Orang-orang yang gigih dalam mendapatkan shalawat para Malaikat, mereka semua bersemangat dalam mendo’akan saudara-saudara mereka sesama muslim tanpa sepengetahuan saudara yang dido’akannya itu dan hal ini senantiasa ada, alhamdulillaah. 

Al-Qadhi ‘Iyadh berkata: “Jika generasi Salaf hendak berdo’a untuk dirinya sendiri, mereka juga berdo’a untuk saudaranya sesama muslim dengan do’a tersebut, karena do’a tersebut adalah do’a yang mustajab, dan dia pun akan mendapatkan apa yang didapatkan oleh saudaranya sesama muslim.”

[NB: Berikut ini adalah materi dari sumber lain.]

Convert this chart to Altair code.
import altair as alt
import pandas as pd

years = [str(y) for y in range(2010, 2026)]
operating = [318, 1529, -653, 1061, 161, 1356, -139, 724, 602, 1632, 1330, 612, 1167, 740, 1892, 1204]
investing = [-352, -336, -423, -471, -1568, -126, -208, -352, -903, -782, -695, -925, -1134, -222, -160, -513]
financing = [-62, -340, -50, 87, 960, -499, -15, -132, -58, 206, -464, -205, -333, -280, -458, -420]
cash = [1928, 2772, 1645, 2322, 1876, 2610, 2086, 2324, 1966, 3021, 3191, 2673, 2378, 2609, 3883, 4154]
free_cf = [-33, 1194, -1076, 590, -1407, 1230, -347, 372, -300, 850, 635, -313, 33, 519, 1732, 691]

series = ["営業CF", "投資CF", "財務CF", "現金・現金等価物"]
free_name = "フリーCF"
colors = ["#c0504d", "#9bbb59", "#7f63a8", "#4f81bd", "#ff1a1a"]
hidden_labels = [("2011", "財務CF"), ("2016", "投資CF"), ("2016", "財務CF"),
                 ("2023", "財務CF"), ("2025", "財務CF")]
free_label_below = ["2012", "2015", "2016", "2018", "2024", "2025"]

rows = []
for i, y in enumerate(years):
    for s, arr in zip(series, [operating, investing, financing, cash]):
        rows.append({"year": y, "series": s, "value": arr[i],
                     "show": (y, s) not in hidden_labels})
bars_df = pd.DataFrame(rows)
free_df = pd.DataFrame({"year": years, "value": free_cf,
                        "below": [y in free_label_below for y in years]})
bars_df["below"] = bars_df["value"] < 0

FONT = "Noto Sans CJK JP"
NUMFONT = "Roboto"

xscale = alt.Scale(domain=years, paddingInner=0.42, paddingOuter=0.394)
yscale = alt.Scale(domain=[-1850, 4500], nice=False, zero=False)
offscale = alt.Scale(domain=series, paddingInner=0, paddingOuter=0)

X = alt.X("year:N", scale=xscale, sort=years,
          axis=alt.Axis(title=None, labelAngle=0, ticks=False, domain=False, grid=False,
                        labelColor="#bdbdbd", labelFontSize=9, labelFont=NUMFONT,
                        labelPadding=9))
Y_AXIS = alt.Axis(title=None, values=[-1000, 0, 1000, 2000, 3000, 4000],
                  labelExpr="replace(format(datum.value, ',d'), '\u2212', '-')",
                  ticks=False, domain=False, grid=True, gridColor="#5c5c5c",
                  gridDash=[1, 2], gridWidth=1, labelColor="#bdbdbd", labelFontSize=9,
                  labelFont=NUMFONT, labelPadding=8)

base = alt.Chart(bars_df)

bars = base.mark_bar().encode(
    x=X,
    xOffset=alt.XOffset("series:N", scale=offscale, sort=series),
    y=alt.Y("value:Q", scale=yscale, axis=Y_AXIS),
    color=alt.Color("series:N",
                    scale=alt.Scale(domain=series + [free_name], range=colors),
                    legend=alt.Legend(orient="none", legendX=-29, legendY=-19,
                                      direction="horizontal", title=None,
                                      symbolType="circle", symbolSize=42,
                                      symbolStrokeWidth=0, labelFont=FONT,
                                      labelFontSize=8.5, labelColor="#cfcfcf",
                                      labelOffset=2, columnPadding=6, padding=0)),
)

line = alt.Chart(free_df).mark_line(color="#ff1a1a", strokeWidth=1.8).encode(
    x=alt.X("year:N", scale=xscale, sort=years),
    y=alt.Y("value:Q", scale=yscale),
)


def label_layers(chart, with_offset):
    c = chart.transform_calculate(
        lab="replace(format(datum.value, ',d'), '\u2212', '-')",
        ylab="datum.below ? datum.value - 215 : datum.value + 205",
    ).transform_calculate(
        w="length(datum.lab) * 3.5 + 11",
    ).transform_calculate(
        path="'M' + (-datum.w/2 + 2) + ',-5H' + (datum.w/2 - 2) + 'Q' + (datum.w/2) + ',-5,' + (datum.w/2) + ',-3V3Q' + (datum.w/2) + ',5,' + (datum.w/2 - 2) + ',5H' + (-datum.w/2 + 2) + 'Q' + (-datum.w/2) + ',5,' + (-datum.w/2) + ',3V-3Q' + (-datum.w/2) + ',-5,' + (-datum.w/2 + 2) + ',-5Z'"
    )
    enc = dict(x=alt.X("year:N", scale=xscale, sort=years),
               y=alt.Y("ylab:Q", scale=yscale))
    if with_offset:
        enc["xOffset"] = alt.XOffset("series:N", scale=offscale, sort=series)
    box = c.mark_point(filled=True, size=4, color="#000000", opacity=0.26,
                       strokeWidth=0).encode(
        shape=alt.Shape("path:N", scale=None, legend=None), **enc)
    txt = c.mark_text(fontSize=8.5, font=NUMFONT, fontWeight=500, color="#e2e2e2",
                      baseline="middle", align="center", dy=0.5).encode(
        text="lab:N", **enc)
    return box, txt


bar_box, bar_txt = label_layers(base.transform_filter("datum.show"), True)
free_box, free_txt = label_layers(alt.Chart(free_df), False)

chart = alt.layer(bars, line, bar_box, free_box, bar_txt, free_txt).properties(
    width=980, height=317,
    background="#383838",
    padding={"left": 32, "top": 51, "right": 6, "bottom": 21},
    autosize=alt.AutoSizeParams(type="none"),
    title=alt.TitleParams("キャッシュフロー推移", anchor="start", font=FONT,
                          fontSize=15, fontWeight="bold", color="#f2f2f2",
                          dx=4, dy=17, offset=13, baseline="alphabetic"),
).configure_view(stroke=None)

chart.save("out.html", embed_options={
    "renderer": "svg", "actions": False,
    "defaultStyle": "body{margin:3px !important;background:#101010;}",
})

Allah Subhanahu wa Ta’ala telah memuji orang-orang mukmin yang telah mendahului mereka, hal ini sebagaimana termaktub di dalam firman-Nya: 

وَالَّذِينَ جَاءُوا مِنْ بَعْدِهِمْ يَقُولُونَ رَبَّنَا اغْفِرْ لَنَا وَلِإِخْوَانِنَا الَّذِينَ سَبَقُونَا بِالْإِيمَانِ وَلَا تَجْعَلْ فِي قُلُوبِنَا غِلًّا لِلَّذِينَ آمَنُوا رَبَّنَا إِنَّكَ رَءُوفٌ رَحِيمٌ

“Dan orang-orang yang datang setelah mereka (Muhajirin dan Anshar), mereka berdo’a: ‘Ya Rabb kami, beri ampunlah kami dan saudara-saudara kami yang telah beriman lebih dahulu dari kami, dan janganlah Engkau membiarkan kedengkian dalam hati kami terhadap orang-orang yang beriman. Ya Rabb kami, sesungguhnya Engkau Maha Penyantun lagi Maha Penyayang.” [Al-Hasyr: 10]

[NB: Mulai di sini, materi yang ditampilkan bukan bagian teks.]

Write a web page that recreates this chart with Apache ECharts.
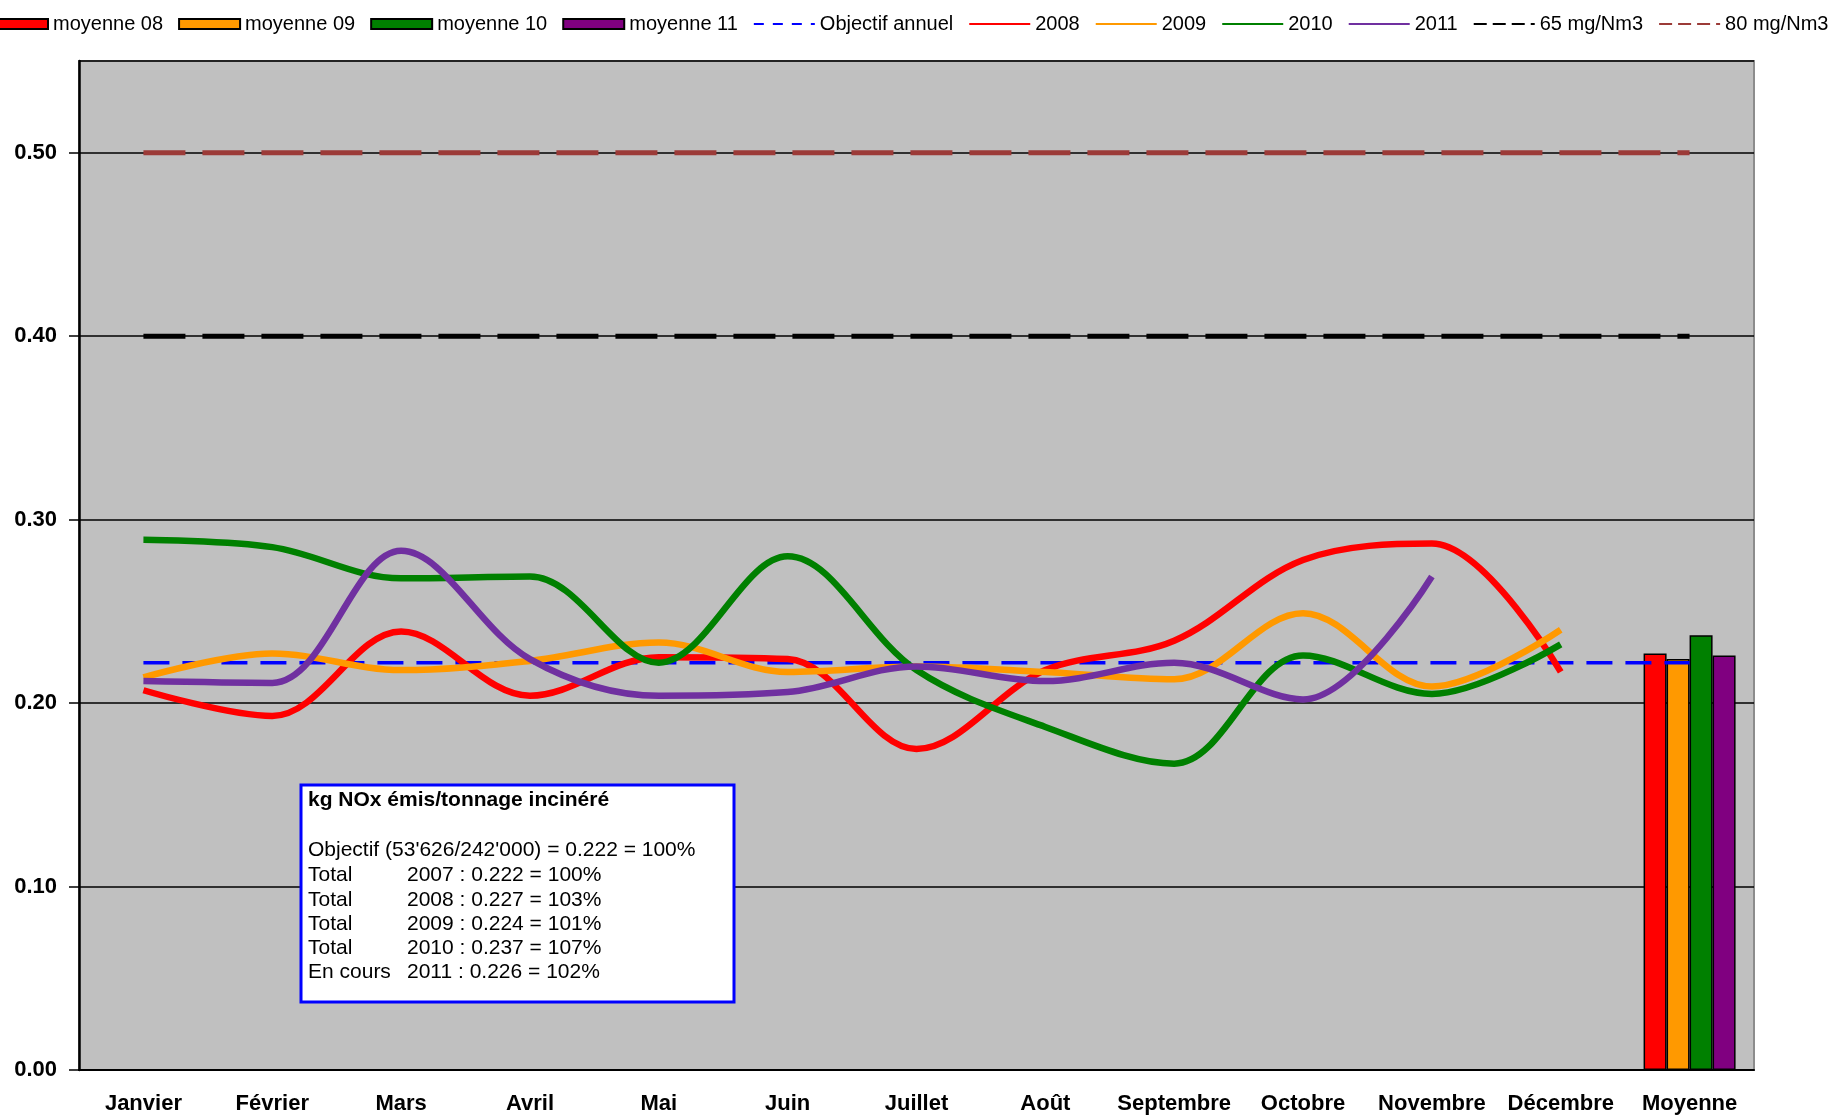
<!DOCTYPE html>
<html>
<head>
<meta charset="utf-8">
<script src="https://cdn.jsdelivr.net/npm/echarts@6/dist/echarts.min.js"></script>
<style>
html, body { margin: 0; padding: 0; background: #fff; }
#chart { width: 1835px; height: 1119px; }
</style>
</head>
<body>
<div id="chart"></div>
<script>
var months = ['Janvier', 'Février', 'Mars', 'Avril', 'Mai', 'Juin', 'Juillet', 'Août', 'Septembre', 'Octobre', 'Novembre', 'Décembre', 'Moyenne'];
var data2008 = [0.207, 0.193, 0.239, 0.204, 0.225, 0.224, 0.175, 0.218, 0.234, 0.278, 0.287, 0.217];
var data2009 = [0.214, 0.227, 0.218, 0.223, 0.233, 0.217, 0.220, 0.217, 0.213, 0.249, 0.209, 0.240];
var data2010 = [0.289, 0.285, 0.268, 0.269, 0.222, 0.280, 0.218, 0.187, 0.167, 0.226, 0.205, 0.232];
var data2011 = [0.212, 0.211, 0.283, 0.224, 0.204, 0.206, 0.220, 0.212, 0.222, 0.202, 0.269];

// encadré : totaux annuels
var totalLabels = ['Total', 'Total', 'Total', 'Total', 'En cours'];
var totalYears = ['2007', '2008', '2009', '2010', '2011'];
var totalValues = [0.222, 0.227, 0.224, 0.237, 0.226];
var totalPercents = [100, 103, 101, 107, 102];

var objectif = 0.222;
var limit65 = 0.40;
var limit80 = 0.50;

var font = "'Liberation Sans', Arial, sans-serif";

function moyenne(v) {
	var d = [];
	for (var i = 0; i < months.length; ++i) {
		d.push(i == months.length - 1 ? v : '-');
	}
	return d;
}

function flat(v) {
	var d = [];
	for (var i = 0; i < months.length; ++i) {
		d.push(v);
	}
	return d;
}

function barSerie(name, color, value) {
	return {
		name: name,
		type: 'bar',
		barWidth: 23,
		barGap: '0%',
		itemStyle: { color: color, borderColor: '#000', borderWidth: 1.5 },
		data: moyenne(value)
	};
}

function lineSerie(name, color, data, width, dash, smooth) {
	return {
		name: name,
		type: 'line',
		symbol: 'none',
		smooth: smooth,
		color: color,
		lineStyle: { color: color, width: width, type: dash },
		data: data
	};
}

// pas de point au milieu des icônes de ligne
function lineLegend(name, dash) {
	return {
		name: name,
		lineStyle: { width: 2, type: dash },
		itemStyle: { color: 'rgba(0,0,0,0)', borderWidth: 0, opacity: 0 }
	};
}

// texte de l'encadré
var boxTexts = [
	{ type: 'text', left: 308, top: 790, style: { text: 'kg NOx émis/tonnage incinéré', font: 'bold 21px ' + font, fill: '#000' } },
	{ type: 'text', left: 308, top: 840, style: { text: "Objectif (53'626/242'000) = " + objectif.toFixed(3) + ' = 100%', font: '21px ' + font, fill: '#000' } }
];
for (var i = 0; i < totalYears.length; ++i) {
	boxTexts.push({ type: 'text', left: 308, top: 865 + i * 24.3, style: { text: totalLabels[i], font: '21px ' + font, fill: '#000' } });
	boxTexts.push({ type: 'text', left: 407, top: 865 + i * 24.3, style: { text: totalYears[i] + ' : ' + totalValues[i].toFixed(3) + ' = ' + totalPercents[i] + '%', font: '21px ' + font, fill: '#000' } });
}

var chart = echarts.init(document.getElementById('chart'));
var option = {
	animation: false,
	backgroundColor: '#fff',
	textStyle: { fontFamily: font },
	legend: {
		left: -19,
		top: 9,
		width: 1900,
		itemWidth: 61,
		itemHeight: 10,
		itemGap: 15,
		textStyle: { fontSize: 20, color: '#000', fontFamily: font },
		data: [
			{ name: 'moyenne 08', icon: 'rect' },
			{ name: 'moyenne 09', icon: 'rect' },
			{ name: 'moyenne 10', icon: 'rect' },
			{ name: 'moyenne 11', icon: 'rect' },
			lineLegend('Objectif annuel', [10, 9]),
			lineLegend('2008', 'solid'),
			lineLegend('2009', 'solid'),
			lineLegend('2010', 'solid'),
			lineLegend('2011', 'solid'),
			lineLegend('65 mg/Nm3', [13, 6]),
			lineLegend('80 mg/Nm3', [13, 6])
		]
	},
	grid: {
		left: 79,
		right: 81,
		top: 61,
		bottom: 49,
		show: true,
		backgroundColor: '#c0c0c0',
		borderColor: '#8c8c8c',
		borderWidth: 2
	},
	xAxis: {
		type: 'category',
		data: months,
		boundaryGap: true,
		axisLine: { lineStyle: { color: '#000', width: 2 } },
		axisTick: { interval: 0, length: 8, lineStyle: { color: '#000', width: 1.5 } },
		axisLabel: { interval: 0, color: '#000', fontSize: 22, fontWeight: 'bold', margin: 23, fontFamily: font },
		splitLine: { show: false }
	},
	yAxis: {
		type: 'value',
		min: 0,
		max: 0.55,
		interval: 0.1,
		axisLine: { show: true, lineStyle: { color: '#000', width: 2.5 } },
		axisTick: { show: true, length: 10, lineStyle: { color: '#000', width: 1.5 } },
		axisLabel: {
			color: '#000', fontSize: 22, fontWeight: 'bold', margin: 22, fontFamily: font,
			showMaxLabel: false,
			formatter: function(v) { return v.toFixed(2); }
		},
		splitLine: { lineStyle: { color: '#000', width: 1.5 } }
	},
	series: [
		barSerie('moyenne 08', '#ff0000', totalValues[1]),
		barSerie('moyenne 09', '#ff9900', totalValues[2]),
		barSerie('moyenne 10', '#008000', totalValues[3]),
		barSerie('moyenne 11', '#800080', totalValues[4]),
		lineSerie('Objectif annuel', '#0000ff', flat(objectif), 3.5, [26, 13], false),
		lineSerie('2008', '#ff0000', data2008, 6.5, 'solid', 0.35),
		lineSerie('2009', '#ff9900', data2009, 6.5, 'solid', 0.35),
		lineSerie('2010', '#008000', data2010, 6.5, 'solid', 0.35),
		lineSerie('2011', '#7030a0', data2011, 6.5, 'solid', 0.35),
		lineSerie('65 mg/Nm3', '#000000', flat(limit65), 5, [42, 17], false),
		lineSerie('80 mg/Nm3', '#9c3b38', flat(limit80), 5, [42, 17], false)
	],
	graphic: [{
		type: 'group',
		z: 100,
		children: [{
			type: 'rect',
			z: 100,
			shape: { x: 301, y: 785, width: 433, height: 217 },
			style: { fill: '#fff', stroke: '#0000ff', lineWidth: 3 }
		}].concat(boxTexts.map(function(t) { t.z = 101; return t; }))
	}]
};
chart.setOption(option);
</script>
</body>
</html>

Asy-Syaikh Muhammad bin ‘Alan ash-Shiddiqi mengomentari ayat ini dengan berkata: “Allah Subhanahu wa Ta’ala memuji mereka karena do’a-do’a mereka untuk saudara-saudara mereka kaum mukminin yang telah mendahului mereka, pujian tersebut ketika mereka sedang berdo’a.”

Semoga Allah Subhanahu wa Ta’ala menjadikan kita semua ke dalam golongan mereka dengan karunia dan keuta-tamaan dari-Nya. Aamiin, yaa Dzal Jalaali wal Ikraam.